[Start DATA BLOCK]
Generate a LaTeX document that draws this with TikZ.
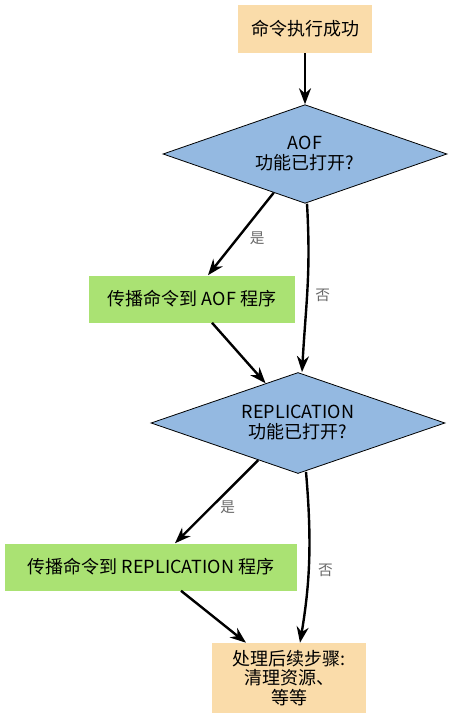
\documentclass[tikz,border=0pt]{standalone}
\usepackage{fontspec}
\newfontfamily\cjk{Noto Sans CJK SC}
\usetikzlibrary{arrows.meta, calc, shapes.geometric}

\definecolor{startcol}{RGB}{250,220,170}
\definecolor{testcol}{RGB}{148,185,225}
\definecolor{actcol}{RGB}{170,226,115}
\definecolor{notecol}{RGB}{105,105,105}

\begin{document}
\begin{tikzpicture}[x=0.75pt, y=-0.75pt, >={Stealth[length=12pt,width=9pt]},
  box/.style={rectangle, inner sep=0pt, align=center, font=\cjk\fontsize{13.5}{15}\selectfont},
  startbox/.style={box, fill=startcol},
  actbox/.style={box, fill=actcol},
  test/.style={diamond, aspect=2.9, draw=black, line width=0.6pt, fill=testcol, inner sep=0pt, align=center, font=\cjk\fontsize{13.5}{15}\selectfont},
  flow/.style={->, line width=1.8pt},
  answer/.style={text=notecol, font=\cjk\fontsize{11}{13}\selectfont}]
  \useasboundingbox (0,0) rectangle (452,720);

  % steps
  \node[startbox, minimum width=100.5pt, minimum height=36pt] (start) at (305,29) {命令执行成功};
  \node[test, minimum width=213pt, minimum height=74pt] (aofq) at (305,154) {AOF\\功能已打开?};
  \node[actbox, minimum width=154.5pt, minimum height=35.25pt] (aof) at (192,299) {传播命令到 AOF 程序};
  \node[test, minimum width=220.5pt, minimum height=75.75pt] (replq) at (298,423) {REPLICATION\\功能已打开?};
  \node[actbox, minimum width=219pt, minimum height=35.25pt] (repl) at (151,567) {传播命令到 REPLICATION 程序};
  \node[startbox, minimum width=115pt, minimum height=52.5pt, font=\cjk\fontsize{13.5}{14.5}\selectfont] (done) at (289,678) {处理后续步骤:\\清理资源、\\等等};

  % connectors
  \draw[flow] (start) -- (aofq);
  \draw[flow] ($(aofq.south)!0.22!(aofq.west)$) -- ($(aof.north)+(16,0)$)
    node[answer, pos=0.55, right=5pt] {是};
  \draw[flow] ($(aofq.south)+(2,0)$) .. controls +(4,70) and +(4,-70) .. ($(replq.north)+(4,0)$)
    node[answer, pos=0.55, right=2pt] {否};
  \draw[flow] ($(aof.south)+(20,0)$) -- ($(replq.north)!0.22!(replq.west)$);
  \draw[flow] ($(replq.south)!0.27!(replq.west)$) -- ($(repl.north)+(24,0)$)
    node[answer, pos=0.57, right=3pt] {是};
  \draw[flow] ($(replq.south)+(8,-2)$) .. controls +(6,70) and +(10,-60) .. ($(done.north)+(11,0)$)
    node[answer, pos=0.56, right=3pt] {否};
  \draw[flow] ($(repl.south)+(30,0)$) -- ($(done.north)+(-43,0)$);
\end{tikzpicture}
\end{document}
[End DATA BLOCK]
BRIEF ::
Quote the listing above in full, except for the pictures.

REPLY TO THE TASK ::
Generate a LaTeX document that draws this with TikZ.
\documentclass[tikz,border=0pt]{standalone}
\usepackage{fontspec}
\newfontfamily\cjk{Noto Sans CJK SC}
\usetikzlibrary{arrows.meta, calc, shapes.geometric}

\definecolor{startcol}{RGB}{250,220,170}
\definecolor{testcol}{RGB}{148,185,225}
\definecolor{actcol}{RGB}{170,226,115}
\definecolor{notecol}{RGB}{105,105,105}

\begin{document}
\begin{tikzpicture}[x=0.75pt, y=-0.75pt, >={Stealth[length=12pt,width=9pt]},
  box/.style={rectangle, inner sep=0pt, align=center, font=\cjk\fontsize{13.5}{15}\selectfont},
  startbox/.style={box, fill=startcol},
  actbox/.style={box, fill=actcol},
  test/.style={diamond, aspect=2.9, draw=black, line width=0.6pt, fill=testcol, inner sep=0pt, align=center, font=\cjk\fontsize{13.5}{15}\selectfont},
  flow/.style={->, line width=1.8pt},
  answer/.style={text=notecol, font=\cjk\fontsize{11}{13}\selectfont}]
  \useasboundingbox (0,0) rectangle (452,720);

  % steps
  \node[startbox, minimum width=100.5pt, minimum height=36pt] (start) at (305,29) {命令执行成功};
  \node[test, minimum width=213pt, minimum height=74pt] (aofq) at (305,154) {AOF\\功能已打开?};
  \node[actbox, minimum width=154.5pt, minimum height=35.25pt] (aof) at (192,299) {传播命令到 AOF 程序};
  \node[test, minimum width=220.5pt, minimum height=75.75pt] (replq) at (298,423) {REPLICATION\\功能已打开?};
  \node[actbox, minimum width=219pt, minimum height=35.25pt] (repl) at (151,567) {传播命令到 REPLICATION 程序};
  \node[startbox, minimum width=115pt, minimum height=52.5pt, font=\cjk\fontsize{13.5}{14.5}\selectfont] (done) at (289,678) {处理后续步骤:\\清理资源、\\等等};

  % connectors
  \draw[flow] (start) -- (aofq);
  \draw[flow] ($(aofq.south)!0.22!(aofq.west)$) -- ($(aof.north)+(16,0)$)
    node[answer, pos=0.55, right=5pt] {是};
  \draw[flow] ($(aofq.south)+(2,0)$) .. controls +(4,70) and +(4,-70) .. ($(replq.north)+(4,0)$)
    node[answer, pos=0.55, right=2pt] {否};
  \draw[flow] ($(aof.south)+(20,0)$) -- ($(replq.north)!0.22!(replq.west)$);
  \draw[flow] ($(replq.south)!0.27!(replq.west)$) -- ($(repl.north)+(24,0)$)
    node[answer, pos=0.57, right=3pt] {是};
  \draw[flow] ($(replq.south)+(8,-2)$) .. controls +(6,70) and +(10,-60) .. ($(done.north)+(11,0)$)
    node[answer, pos=0.56, right=3pt] {否};
  \draw[flow] ($(repl.south)+(30,0)$) -- ($(done.north)+(-43,0)$);
\end{tikzpicture}
\end{document}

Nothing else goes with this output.